I personally believe this is a problem with the nVidia drivers/GLX and have sent a bug report to them. Of course, there’s been no reply to date. Regardless, I urge any/all who are interested in gaining maximum utilization/performance out of their system (such as in a realtime environment) to send a note to nVidia to let them know you exist. As in all things, “the squeaky wheel gets the grease” and it appears that not enough of us have squeaked yet to warrant any sort of response from the nVidia technical support folks. Given that I’ve got my reputation on the line with projects pushing real-time linux and OpenGL, I certainly hope nVidia is not on the verge of pulling a 3dfx on us!
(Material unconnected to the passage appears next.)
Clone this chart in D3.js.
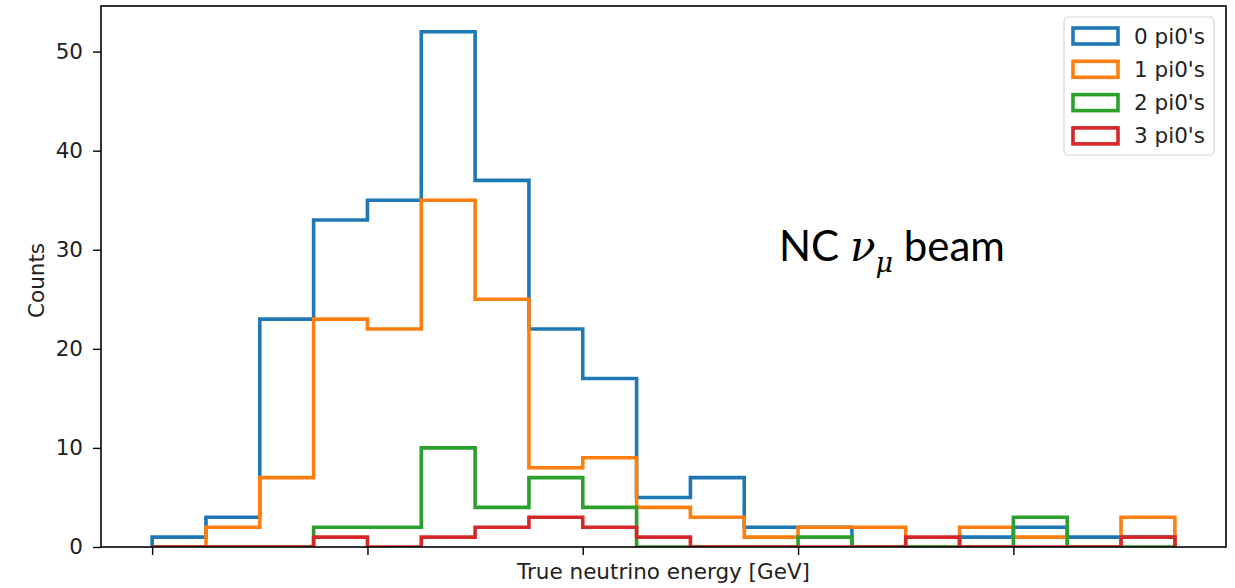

Don’t get me wrong, I appreciate the support they’ve dedicated to the Linux community thus far… it just concerns me that they seem to feel no need to respond to their Linux tech support e-mail! So, if you’re in the same boat with the rest of us, please let nVidia know you exist as a Linux based user.

Perhaps we’ll get some sort of response if enough folks e-mail them. Personally, I wouldn’t even mind if the response is only to point out that we’re all friggin’ idiots who don’t know squat about coding OpenGL as long as it also points out the error of our ways so that we can move on to happier times.

Hey, our e-mails may be going straight to /dev/null; however, it’s worth a try!

Thanks

Originally posted by ScuzziOne:
[b]Well,

Given that I’ve got my reputation on the line with projects pushing real-time linux and OpenGL, I certainly hope nVidia is not on the verge of pulling a 3dfx on us! Don’t get me wrong, I appreciate the support they’ve dedicated to the Linux community thus far… it just concerns me that they seem to feel no need to respond to their Linux tech support e-mail!
Thanks[/b]

Just so you know, the problem isn’t specific to Linux. A 1 millisecond rendering loop with vsynced swap on Windows (2000 included…) also takes up 100% CPU.
If you search the advanced forum you’ll see that this thing has already came up, without resolution (and without a mention of Linux…). The nVidia people seems to go as far as stating something like “we know it should be done differently, but our bosses don’t let us release the CPU for fear of loosing even one benchmark point in game engine benchmark (which don’t multirhead…)”
In Linux the problem is even somewhat reduced by the fact that you can run the OS at a much smaller preemtive time-slice than 10ms (giving the scheduler a chance to take the CPU from that dreaded nv-driver busy-wait and give it back in time!)